## Stated problem:
Transcribe the listing that follows in full, omitting pictures.

# # # #

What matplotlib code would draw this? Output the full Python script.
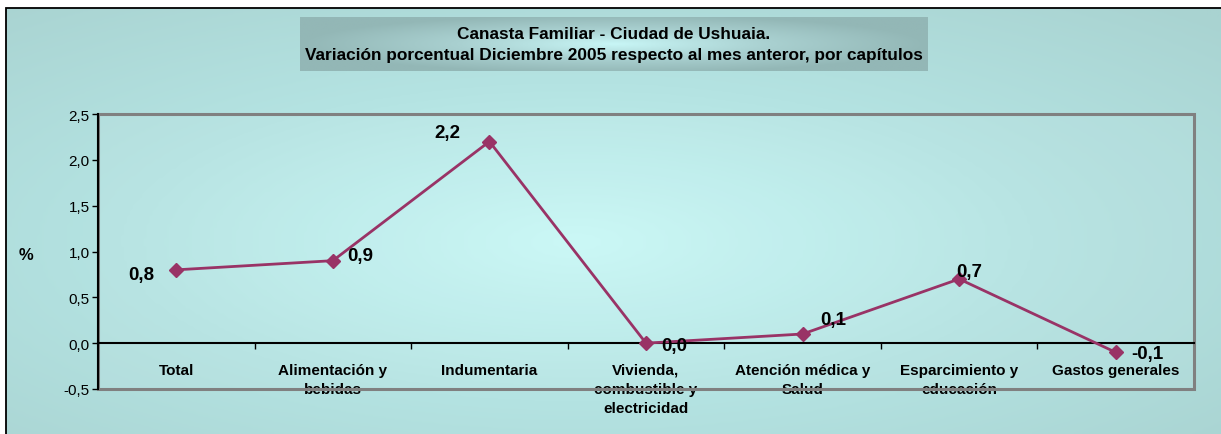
import numpy as np
import matplotlib
matplotlib.use("Agg")
import matplotlib.pyplot as plt
from matplotlib.patches import Rectangle
from matplotlib.colors import LinearSegmentedColormap

categories = ["Total", "Alimentación y\nbebidas", "Indumentaria",
              "Vivienda,\ncombustible y\nelectricidad", "Atención médica y\nSalud",
              "Esparcimiento y\neducación", "Gastos generales"]
values = [0.8, 0.9, 2.2, 0.0, 0.1, 0.7, -0.1]
value_labels = ["0,8", "0,9", "2,2", "0,0", "0,1", "0,7", "-0,1"]
yticks = [-0.5, 0.0, 0.5, 1.0, 1.5, 2.0, 2.5]
title = ("Canasta Familiar - Ciudad de Ushuaia.\n"
         "Variación porcentual Diciembre 2005 respecto al mes anteror, por capítulos")

plt.rcParams['font.family'] = ['Liberation Sans', 'DejaVu Sans']

W, H = 1221, 435
fig = plt.figure(figsize=(W / 100, H / 100), dpi=100)
fig.patch.set_facecolor("white")

def fx(px):
    return px / W

def fy(py):
    return 1 - py / H

# background radial gradient inside the outer frame
bg = fig.add_axes([fx(6), 0, 1 - fx(6), fy(9)], zorder=0)
bg.set_axis_off()
nx, ny = 400, 150
xx, yy = np.meshgrid(np.linspace(0, 1, nx), np.linspace(0, 1, ny))
r = np.sqrt(((xx - 0.47) / 0.75) ** 2 + ((yy - 0.55) / 0.75) ** 2)
r = np.clip(r, 0, 1)
cmap_bg = LinearSegmentedColormap.from_list("bg", ["#c8f8f6", "#b4e3e2", "#a9d3d1"])
bg.imshow(r, cmap=cmap_bg, aspect="auto", extent=[0, 1, 0, 1], vmin=0, vmax=1, interpolation="bilinear")
bg.set_xlim(0, 1)
bg.set_ylim(0, 1)

# outer frame (left/top visible)
fig.patches.append(Rectangle((fx(6), -0.5), 2, fy(9) + 0.5, transform=fig.transFigure,
                             fill=False, edgecolor="black", linewidth=1.3, zorder=1))

# title box with gradient
tb = fig.add_axes([fx(300), fy(72), fx(928) - fx(300), fy(18) - fy(72)], zorder=2)
tb.set_axis_off()
tx, ty = np.meshgrid(np.linspace(-1, 1, 300), np.linspace(-1, 1, 40))
tr = np.clip(np.sqrt(((tx - 0.0) / 1.0) ** 2 + (ty / 1.1) ** 2), 0, 1)
cmap_t = LinearSegmentedColormap.from_list("tb", ["#c8f6f6", "#a9d0d0", "#93b7b6"])
tb.imshow(tr, cmap=cmap_t, aspect="auto", extent=[0, 1, 0, 1], vmin=0, vmax=1, interpolation="bilinear")
tb.set_xlim(0, 1)
tb.set_ylim(0, 1)
tb.text(0.5, 0.5, title, ha="center", va="center", fontsize=12.4, fontweight="bold",
        linespacing=1.58, color="black", transform=tb.transAxes)

# main axes
ax = fig.add_axes([fx(98), fy(390), fx(1194) - fx(98), fy(115) - fy(390)], zorder=3)
ax.patch.set_facecolor("white")
ax.patch.set_alpha(0.06)

x = np.arange(len(categories))
ax.plot(x, values, color="#993366", linewidth=2, marker="D", markersize=7.5,
        markeredgecolor="#993366", markerfacecolor="#993366", zorder=5, clip_on=False)

ax.set_xlim(-0.5, len(categories) - 0.5)
ax.set_ylim(-0.5, 2.5)

# plot-area border
ax.add_patch(Rectangle((0, 0), 1, 1, transform=ax.transAxes, fill=False,
                       edgecolor="#808080", linewidth=2.2, clip_on=False, zorder=2))

for s in ["top", "right"]:
    ax.spines[s].set_visible(False)
ax.spines["left"].set_color("black")
ax.spines["left"].set_linewidth(1.5)
ax.spines["left"].set_zorder(4)
ax.spines["bottom"].set_position(("data", 0))
ax.spines["bottom"].set_color("black")
ax.spines["bottom"].set_linewidth(1.5)
ax.spines["bottom"].set_zorder(4)

ax.set_yticks(yticks)
ax.set_yticklabels([f"{v:.1f}".replace(".", ",") for v in yticks], fontsize=11)
ax.tick_params(axis="y", direction="out", length=4, width=1, color="black", pad=2)

ax.set_xticks(x)
ax.set_xticklabels(categories, fontsize=11, fontweight="bold", linespacing=1.45)
ax.tick_params(axis="x", which="major", length=0, pad=14)
ax.set_xticks(np.arange(-0.5, len(categories), 1.0)[1:], minor=True)
ax.tick_params(axis="x", which="minor", direction="out", length=4, width=1, color="black")

offsets = [(-35, -5, "center", "center"),
           (14, 5, "left", "center"),
           (-42, 9, "center", "center"),
           (15, -2, "left", "center"),
           (18, 14, "left", "center"),
           (10, 8, "center", "center"),
           (16, -1, "left", "center")]
for xi, v, lab, (dx, dy, ha, va) in zip(x, values, value_labels, offsets):
    ax.annotate(lab, (xi, v), xytext=(dx, dy), textcoords="offset pixels",
                ha=ha, va=va, fontsize=13.5, fontweight="bold", color="black",
                zorder=6, annotation_clip=False)

fig.text(fx(26), fy(256), "%", ha="center", va="center", fontsize=12, fontweight="bold")

fig.savefig("out.png", dpi=100)
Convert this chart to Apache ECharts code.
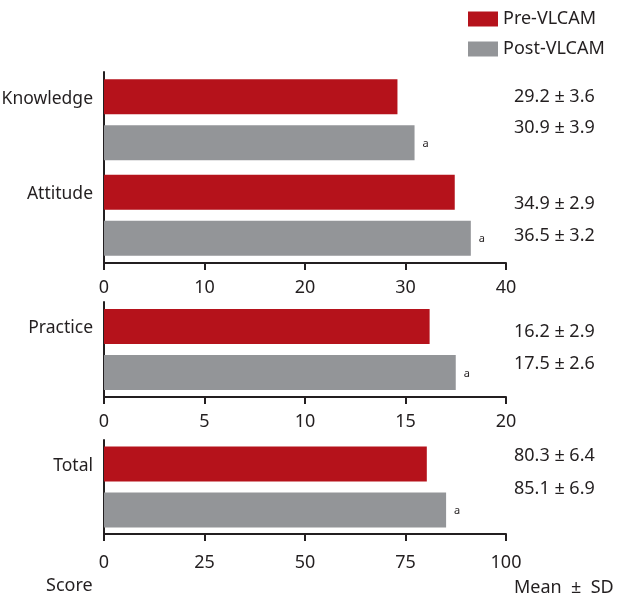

# # # #

## Exercise solution:
What matplotlib code would draw this? Output the full Python script.
import numpy as np
import matplotlib
matplotlib.use("Agg")
import matplotlib.pyplot as plt
from matplotlib.patches import Rectangle
from matplotlib.colors import LinearSegmentedColormap

categories = ["Total", "Alimentación y\nbebidas", "Indumentaria",
              "Vivienda,\ncombustible y\nelectricidad", "Atención médica y\nSalud",
              "Esparcimiento y\neducación", "Gastos generales"]
values = [0.8, 0.9, 2.2, 0.0, 0.1, 0.7, -0.1]
value_labels = ["0,8", "0,9", "2,2", "0,0", "0,1", "0,7", "-0,1"]
yticks = [-0.5, 0.0, 0.5, 1.0, 1.5, 2.0, 2.5]
title = ("Canasta Familiar - Ciudad de Ushuaia.\n"
         "Variación porcentual Diciembre 2005 respecto al mes anteror, por capítulos")

plt.rcParams['font.family'] = ['Liberation Sans', 'DejaVu Sans']

W, H = 1221, 435
fig = plt.figure(figsize=(W / 100, H / 100), dpi=100)
fig.patch.set_facecolor("white")

def fx(px):
    return px / W

def fy(py):
    return 1 - py / H

# background radial gradient inside the outer frame
bg = fig.add_axes([fx(6), 0, 1 - fx(6), fy(9)], zorder=0)
bg.set_axis_off()
nx, ny = 400, 150
xx, yy = np.meshgrid(np.linspace(0, 1, nx), np.linspace(0, 1, ny))
r = np.sqrt(((xx - 0.47) / 0.75) ** 2 + ((yy - 0.55) / 0.75) ** 2)
r = np.clip(r, 0, 1)
cmap_bg = LinearSegmentedColormap.from_list("bg", ["#c8f8f6", "#b4e3e2", "#a9d3d1"])
bg.imshow(r, cmap=cmap_bg, aspect="auto", extent=[0, 1, 0, 1], vmin=0, vmax=1, interpolation="bilinear")
bg.set_xlim(0, 1)
bg.set_ylim(0, 1)

# outer frame (left/top visible)
fig.patches.append(Rectangle((fx(6), -0.5), 2, fy(9) + 0.5, transform=fig.transFigure,
                             fill=False, edgecolor="black", linewidth=1.3, zorder=1))

# title box with gradient
tb = fig.add_axes([fx(300), fy(72), fx(928) - fx(300), fy(18) - fy(72)], zorder=2)
tb.set_axis_off()
tx, ty = np.meshgrid(np.linspace(-1, 1, 300), np.linspace(-1, 1, 40))
tr = np.clip(np.sqrt(((tx - 0.0) / 1.0) ** 2 + (ty / 1.1) ** 2), 0, 1)
cmap_t = LinearSegmentedColormap.from_list("tb", ["#c8f6f6", "#a9d0d0", "#93b7b6"])
tb.imshow(tr, cmap=cmap_t, aspect="auto", extent=[0, 1, 0, 1], vmin=0, vmax=1, interpolation="bilinear")
tb.set_xlim(0, 1)
tb.set_ylim(0, 1)
tb.text(0.5, 0.5, title, ha="center", va="center", fontsize=12.4, fontweight="bold",
        linespacing=1.58, color="black", transform=tb.transAxes)

# main axes
ax = fig.add_axes([fx(98), fy(390), fx(1194) - fx(98), fy(115) - fy(390)], zorder=3)
ax.patch.set_facecolor("white")
ax.patch.set_alpha(0.06)

x = np.arange(len(categories))
ax.plot(x, values, color="#993366", linewidth=2, marker="D", markersize=7.5,
        markeredgecolor="#993366", markerfacecolor="#993366", zorder=5, clip_on=False)

ax.set_xlim(-0.5, len(categories) - 0.5)
ax.set_ylim(-0.5, 2.5)

# plot-area border
ax.add_patch(Rectangle((0, 0), 1, 1, transform=ax.transAxes, fill=False,
                       edgecolor="#808080", linewidth=2.2, clip_on=False, zorder=2))

for s in ["top", "right"]:
    ax.spines[s].set_visible(False)
ax.spines["left"].set_color("black")
ax.spines["left"].set_linewidth(1.5)
ax.spines["left"].set_zorder(4)
ax.spines["bottom"].set_position(("data", 0))
ax.spines["bottom"].set_color("black")
ax.spines["bottom"].set_linewidth(1.5)
ax.spines["bottom"].set_zorder(4)

ax.set_yticks(yticks)
ax.set_yticklabels([f"{v:.1f}".replace(".", ",") for v in yticks], fontsize=11)
ax.tick_params(axis="y", direction="out", length=4, width=1, color="black", pad=2)

ax.set_xticks(x)
ax.set_xticklabels(categories, fontsize=11, fontweight="bold", linespacing=1.45)
ax.tick_params(axis="x", which="major", length=0, pad=14)
ax.set_xticks(np.arange(-0.5, len(categories), 1.0)[1:], minor=True)
ax.tick_params(axis="x", which="minor", direction="out", length=4, width=1, color="black")

offsets = [(-35, -5, "center", "center"),
           (14, 5, "left", "center"),
           (-42, 9, "center", "center"),
           (15, -2, "left", "center"),
           (18, 14, "left", "center"),
           (10, 8, "center", "center"),
           (16, -1, "left", "center")]
for xi, v, lab, (dx, dy, ha, va) in zip(x, values, value_labels, offsets):
    ax.annotate(lab, (xi, v), xytext=(dx, dy), textcoords="offset pixels",
                ha=ha, va=va, fontsize=13.5, fontweight="bold", color="black",
                zorder=6, annotation_clip=False)

fig.text(fx(26), fy(256), "%", ha="center", va="center", fontsize=12, fontweight="bold")

fig.savefig("out.png", dpi=100)
Convert this chart to Apache ECharts code.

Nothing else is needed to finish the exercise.